The back projection method is used to reconstruct images in CT. Back projection is a method of distributing the conversion values evenly along the path of the X-rays in a given direction. The conversion values obtained from various directions by rotating the CT scanner are back-projected for each path and added together. The sum of the conversion values from various directions is the back-projected value.
When back projection is performed, values from multiple directions are added in tissues that attenuate greatly, such as bones, resulting in larger values than in other tissues. By combining the back-projected values, it is possible to reconstruct images of tissue distribution based on differences in transmission rates.
By repeatedly scanning various cross sections of the human body while the CT scanner moves slightly, continuous cross-sectional images can be obtained, and three-dimensional images can be obtained by combining these cross-sectional images as needed. This has enabled doctors to make more accurate diagnoses and treatment plans, which has had a positive impact on patient outcomes.
Advances in CT technology have greatly improved the accuracy and efficiency of diagnosis. Early CT devices had limited resolution and imaging time, but modern CT devices can now acquire high-resolution images in a short time. This enables rapid diagnosis even in emergency situations and plays an important role in saving patients’ lives. For example, in the case of a stroke patient, CT can be used to quickly check for cerebral hemorrhage and begin appropriate treatment.
CT technology also plays an important role in cancer diagnosis and treatment. Cancer cells have a different density from normal tissue, so they can be detected early with CT, which is also used to monitor the course of treatment. This contributes to increasing patient survival rates and maximizing the effectiveness of treatment.
The application of CT technology is expanding beyond medicine to various other fields.
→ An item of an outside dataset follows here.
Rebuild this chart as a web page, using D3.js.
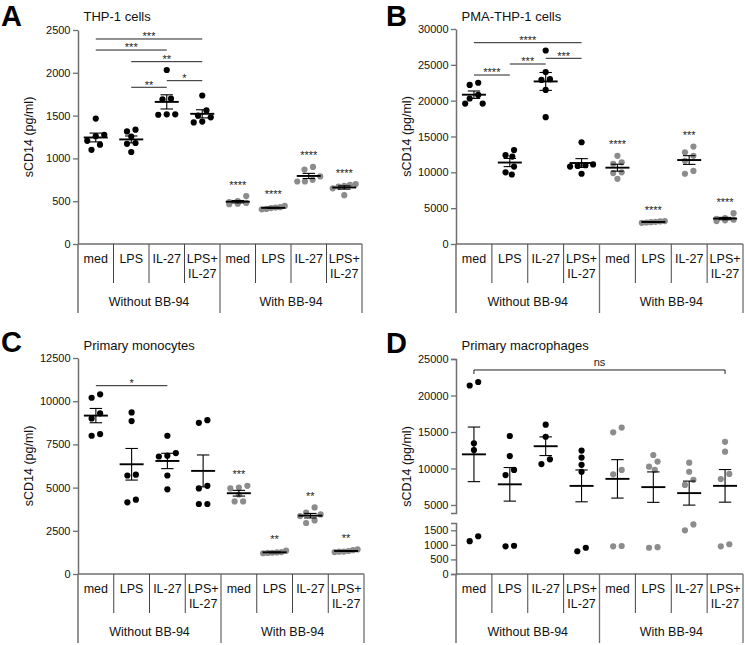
<!DOCTYPE html>
<html><head><meta charset="utf-8">
<script src="https://cdn.jsdelivr.net/npm/d3@7"></script>
<style>body{margin:0;background:#fff}svg{display:block}</style>
</head><body><svg id="chart" width="745" height="645"></svg>
<script>
// ---------------- DATA ----------------
const categoryLines = [["med"],["LPS"],["IL-27"],["LPS+","IL-27"],["med"],["LPS"],["IL-27"],["LPS+","IL-27"]];
const groupLabels = ["Without BB-94","With BB-94"];
const yLabel = "sCD14 (pg/ml)";
const panelLetters = ["A","B","C","D"];
const panelTitles = ["THP-1 cells","PMA-THP-1 cells","Primary monocytes","Primary macrophages"];

const thp1Ticks = [0,500,1000,1500,2000,2500];
const thp1Values = [
  [1465,1275,1260,1205,1160,1100],
  [1335,1315,1255,1180,1170,1075],
  [2033,1698,1690,1515,1510,1515],
  [1735,1560,1500,1480,1430,1420],
  [560,500,490,480,470,465],
  [445,430,425,420,410,405],
  [900,870,790,750,730,730],
  [700,690,680,670,650,570]
];
const thp1Stars = ["","","","","****","****","****","****"];
const thp1Brackets = [[0,3,2395,"***"],[0,2,2266,"***"],[1,3,2130,"**"],[1,2,1831,"**"],[2,3,1908,"*"]];

const pmaTicks = [0,5000,10000,15000,20000,25000,30000];
const pmaValues = [
  [22500,22200,20800,20300,19600,19600],
  [13100,12400,12200,10800,10000,9700],
  [27000,24000,23000,22900,21500,17700],
  [14200,11100,11000,10900,10800,9800],
  [12300,11400,11200,10000,9900,9100],
  [3200,3150,3100,3050,3000,2950],
  [13600,12800,12300,11600,10200,9800],
  [4300,3600,3500,3400,3300,3200]
];
const pmaStars = ["","","","","****","****","***","****"];
const pmaBrackets = [[0,3,28088,"****"],[0,1,23581,"****"],[1,2,25116,"***"],[2,3,25912,"***"]];

const monoTicks = [0,2500,5000,7500,10000,12500];
const monoValues = [
  [10400,10200,9300,9000,8100,8000],
  [9350,8850,5750,5700,4300,4150],
  [8000,7000,6850,6800,5700,4900],
  [8900,8750,5100,4950,4050,4050],
  [5100,5000,4950,4600,4200,4200],
  [1350,1270,1250,1230,1220,1200],
  [3850,3550,3450,3350,3100,2950],
  [1420,1380,1330,1300,1290,1270]
];
const monoStars = ["","","","","***","**","**","**"];
const monoBrackets = [[0,2,10897,"*"]];

const macroTicksUpper = [5000,10000,15000,20000,25000];
const macroTicksLower = [0,500,1000,1500];
const macroValues = [
  [21850,21370,13450,12530,1125,1296],
  [14450,11700,9800,9100,950,970],
  [16000,14350,11250,10600],
  [12450,11500,10500,9550,780,900],
  [15600,14950,9800,9200,950,960],
  [11850,10950,10250,9800,900,920],
  [10800,9550,8450,7750,1500,1700],
  [13650,12300,9250,8550,950,1020]
];
const macroStars = ["","","","","","","",""];
const macroBrackets = [[0,7,23493,"ns"]];

// ---------------- STYLE / LAYOUT ----------------
const FONT = "'Liberation Sans', Arial, Helvetica, sans-serif";
const AXIS_COL = "#6f6f6f", DIV_COL = "#444", TXT = "#111";
const DOT_BLACK = "#000", DOT_GRAY = "#8c8c8c";
const R = 3.1, SP = 8.5, COL = 6.6, ROW_T = 6, MAXW = 11.5;

const svg = d3.select("#chart");

function swarm(vals, yf, cx) {
  const pts = vals.map(v => ({v, y: yf(v)})).sort((a,b) => a.y - b.y);
  const rows = [];
  pts.forEach(p => {
    const last = rows[rows.length-1];
    if (last && p.y - last[0].y < ROW_T) last.push(p); else rows.push([p]);
  });
  const placed = [];
  rows.forEach(row => {
    const n = row.length;
    const sp = n > 1 ? Math.min(SP, 2*MAXW/(n-1)) : 0;
    const base = row.map((p,k) => ((n-1)/2 - k)*sp);
    let chosen = null;
    for (let e = 0; e <= 24 && !chosen; e += 0.5) {
      const cands = [base.map(o => o + Math.sign(o)*e)];
      if (e > 0) { cands.push(base.map(o => o + e)); cands.push(base.map(o => o - e)); }
      for (const c of cands) {
        if (c.some(o => Math.abs(o) > MAXW + 0.01)) continue;
        const ok = row.every((p,k) => placed.every(q => Math.hypot(q.dx - c[k], q.y - p.y) >= COL));
        if (ok) { chosen = c; break; }
      }
    }
    if (!chosen) chosen = base;
    row.forEach((p,k) => { p.dx = chosen[k]; placed.push(p); });
  });
  return placed.map(p => ({v: p.v, x: cx + p.dx, y: p.y}));
}

function styleAxis(g) {
  g.select(".domain").attr("stroke", AXIS_COL).attr("stroke-width", 1.5);
  g.selectAll(".tick line").attr("stroke", AXIS_COL).attr("stroke-width", 1.3);
  g.selectAll(".tick text").attr("font-family", FONT).attr("font-size", 11).attr("fill", TXT);
}

function drawPanel(cfg) {
  const g = svg.append("g");
  const x = d3.scaleBand().domain(d3.range(8)).range([cfg.x0, cfg.x1]);
  const cx = i => x(i) + x.bandwidth()/2;
  const yBase = cfg.yBase;

  g.append("text").attr("x", cfg.letterX).attr("y", cfg.letterY).text(cfg.letter)
    .attr("font-family", FONT).attr("font-weight", "bold").attr("font-size", 29).attr("fill", "#000");
  g.append("text").attr("x", cfg.x0 + 5.5).attr("y", cfg.titleY).text(cfg.title)
    .attr("font-family", FONT).attr("font-size", 13).attr("fill", TXT);

  cfg.axes.forEach(a => {
    const ax = g.append("g").attr("transform", `translate(${cfg.x0},0)`)
      .call(d3.axisLeft(a.scale).tickValues(a.ticks).tickSize(5).tickSizeOuter(a.outer).tickPadding(2.5).tickFormat(d3.format("d")));
    styleAxis(ax);
  });
  const yMid = (cfg.yTop + yBase)/2;
  g.append("text").attr("transform", `translate(${cfg.x0 - 45},${yMid}) rotate(-90)`)
    .attr("text-anchor", "middle").text(yLabel)
    .attr("font-family", FONT).attr("font-size", 12.5).attr("fill", TXT);

  const tblBottom = yBase + 69;
  g.append("line").attr("x1", cfg.x0).attr("x2", cfg.x1).attr("y1", yBase).attr("y2", yBase)
    .attr("stroke", AXIS_COL).attr("stroke-width", 1.5);
  g.append("line").attr("x1", cfg.x0).attr("x2", cfg.x0).attr("y1", yBase).attr("y2", tblBottom)
    .attr("stroke", AXIS_COL).attr("stroke-width", 1.5);
  d3.range(1, 9).forEach(i => {
    const xx = i === 8 ? cfg.x1 : x(i);
    const full = (i === 4 || i === 8);
    g.append("line").attr("x1", xx).attr("x2", xx).attr("y1", yBase).attr("y2", full ? tblBottom : yBase + 39)
      .attr("stroke", full ? AXIS_COL : DIV_COL).attr("stroke-width", full ? 1.3 : 1);
  });
  categoryLines.forEach((lines, i) => {
    lines.forEach((t, j) => {
      g.append("text").attr("x", cx(i)).attr("y", yBase + 18.7 + j*15.6).attr("text-anchor", "middle").text(t)
        .attr("font-family", FONT).attr("font-size", 12.5).attr("fill", TXT);
    });
  });
  groupLabels.forEach((t, k) => {
    g.append("text").attr("x", (cx(k*4+1) + cx(k*4+2))/2).attr("y", yBase + 62).attr("text-anchor", "middle").text(t)
      .attr("font-family", FONT).attr("font-size", 12.5).attr("fill", TXT);
  });

  cfg.values.forEach((vals, i) => {
    const pts = swarm(vals, cfg.yf, cx(i));
    g.selectAll(null).data(pts).enter().append("circle")
      .attr("cx", d => d.x).attr("cy", d => d.y).attr("r", R)
      .attr("fill", i < 4 ? DOT_BLACK : DOT_GRAY);
    const m = d3.mean(vals), sem = d3.deviation(vals)/Math.sqrt(vals.length);
    const ym = cfg.yf(m), yt = cfg.yf(m + sem), yb = cfg.yf(m - sem);
    const c = cx(i);
    g.append("line").attr("x1", c).attr("x2", c).attr("y1", yt).attr("y2", yb).attr("stroke", "#000").attr("stroke-width", 1.1);
    [yt, yb].forEach(yy => g.append("line").attr("x1", c-6.2).attr("x2", c+6.2).attr("y1", yy).attr("y2", yy).attr("stroke", "#000").attr("stroke-width", 1.1));
    g.append("line").attr("x1", c-12).attr("x2", c+12).attr("y1", ym).attr("y2", ym).attr("stroke", "#000").attr("stroke-width", 1.9);
    const s = cfg.stars[i];
    if (s) {
      const top = d3.min(pts, d => d.y);
      g.append("text").attr("x", c).attr("y", top - 7.5).attr("text-anchor", "middle").text(s)
        .attr("font-family", FONT).attr("font-size", 11).attr("fill", "#222");
    }
  });

  cfg.brackets.forEach(([a, b, lvl, lab]) => {
    const yy = cfg.yf(lvl), xa = cx(a), xb = cx(b);
    if (lab === "ns") {
      g.append("path").attr("d", `M${xa},${yy+4}V${yy}H${xb}V${yy+4}`).attr("fill", "none").attr("stroke", "#222").attr("stroke-width", 1);
      g.append("text").attr("x", (xa+xb)/2).attr("y", yy - 4).attr("text-anchor", "middle").text(lab)
        .attr("font-family", FONT).attr("font-size", 11).attr("fill", "#222");
    } else {
      g.append("line").attr("x1", xa).attr("x2", xb).attr("y1", yy).attr("y2", yy).attr("stroke", "#222").attr("stroke-width", 1);
      g.append("text").attr("x", (xa+xb)/2).attr("y", yy + 1.3).attr("text-anchor", "middle").text(lab)
        .attr("font-family", FONT).attr("font-size", 11).attr("fill", "#222");
    }
  });
}

const yA = d3.scaleLinear().domain([0, 2500]).range([244, 30]);
drawPanel({letter: panelLetters[0], title: panelTitles[0], letterX: 1, letterY: 25.5, titleY: 21,
  x0: 78, x1: 362, yTop: 30, yBase: 244, yf: yA,
  axes: [{scale: yA, ticks: thp1Ticks, outer: 0}],
  values: thp1Values, stars: thp1Stars, brackets: thp1Brackets});

const yB = d3.scaleLinear().domain([0, 30000]).range([244, 29]);
drawPanel({letter: panelLetters[1], title: panelTitles[1], letterX: 386, letterY: 25.5, titleY: 20.7,
  x0: 456, x1: 743, yTop: 29, yBase: 244, yf: yB,
  axes: [{scale: yB, ticks: pmaTicks, outer: 0}],
  values: pmaValues, stars: pmaStars, brackets: pmaBrackets});

const yC = d3.scaleLinear().domain([0, 12500]).range([574, 358]);
drawPanel({letter: panelLetters[2], title: panelTitles[2], letterX: 1, letterY: 352, titleY: 349.5,
  x0: 78, x1: 364, yTop: 358, yBase: 574, yf: yC,
  axes: [{scale: yC, ticks: monoTicks, outer: 0}],
  values: monoValues, stars: monoStars, brackets: monoBrackets});

const yDU = d3.scaleLinear().domain([3900, 25000]).range([513, 359]);
const yDL = d3.scaleLinear().domain([0, 1750]).range([574, 523]);
const yD = v => v >= 3000 ? yDU(v) : yDL(v);
drawPanel({letter: panelLetters[3], title: panelTitles[3], letterX: 386, letterY: 353, titleY: 350,
  x0: 456, x1: 743, yTop: 359, yBase: 574, yf: yD,
  axes: [{scale: yDU, ticks: macroTicksUpper, outer: 5}, {scale: yDL, ticks: macroTicksLower, outer: 5}],
  values: macroValues, stars: macroStars, brackets: macroBrackets});
</script>
</body></html>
For example, in veterinary medicine, CT can be used to accurately identify and diagnose the internal structure of animals. In forensic medicine, CT is also used to analyze the internal structure of corpses to determine the cause of death. As such, CT technology plays an important role in various fields, and its applications are expected to expand even further in the future.
Along with this, ethical considerations regarding the advancement of CT technology are also important. CT scans use X-rays, so radiation exposure can be a concern. Therefore, it is important to perform scans only when necessary and with minimal exposure. In addition, the protection of personal information and data management using CT data are also emerging as important issues. Continuous research and regulation are necessary to resolve these issues.
In conclusion, advances in X-ray and CT technology have brought about innovations in medical diagnosis and treatment and are playing an important role in various fields. With further technological advances, the range of applications will continue to expand, contributing to the improvement of the quality of life for all humanity.